Pipeline factor impact on the number of checks and the running time.

5 Related Work

Our work is most similar to the combinatorial BLAS [3] but we differ in that where they handle the parallelism entirely under the abstraction of linear algebra but we make the parallelism and distribution explicit. In TLA, the programmer can write the same type of program that was expressible in the combinatorial BLAS since we are both based on the linear algebra but in TLA the programmer can directly control distribution, communication, and grain size. These features allow an expert programmer to take code and tune it to take advantage of hardware and algorithmic features that are not exposed in a system.

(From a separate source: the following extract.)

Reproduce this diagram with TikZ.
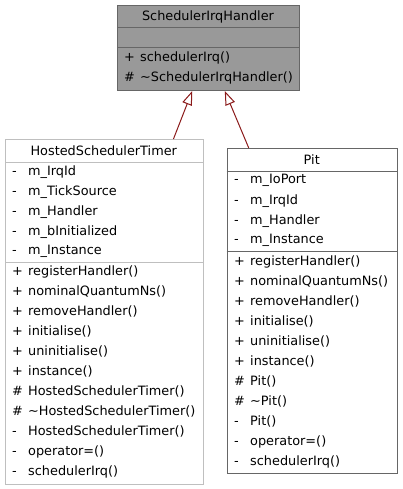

Another model of parallel graph computation is the vertex programing model. This model is used by PowerGraph [7], Pregl [11], and GraphLab [10]. In this model, the programmer thinks of graph algorithms as running in parallel and interaction on the edges between vertices. Also, the very fine grained work is aggregated by the runtime system and not under programmer control. It also lacks the ability to restrict computation when available under programmer control. These limitations would prevent expressing algorithms such as \(\varDelta \)-Stepping where the work does flow directly from neighboring vertices.

6 Conclusion

In this paper, we presented TLA, a system for graph algorithms using linear algebra. We have demonstrated the express-ability of our library with implementations of several SSSP algorithms. Our experiments have shown that by using the extensions in TLA, we achieve performance comparable to custom implementations of the same algorithms.

In the future, we intend to develop TLA in to a full featured library with more included semirings as well as support for user defined ones. We believe that as we implement more algorithms with TLA, we will find more extensions to the underlaying liner algebra. Extensions that we have considered included asynchronous messaging, control over updating, and support for dynamic graphs.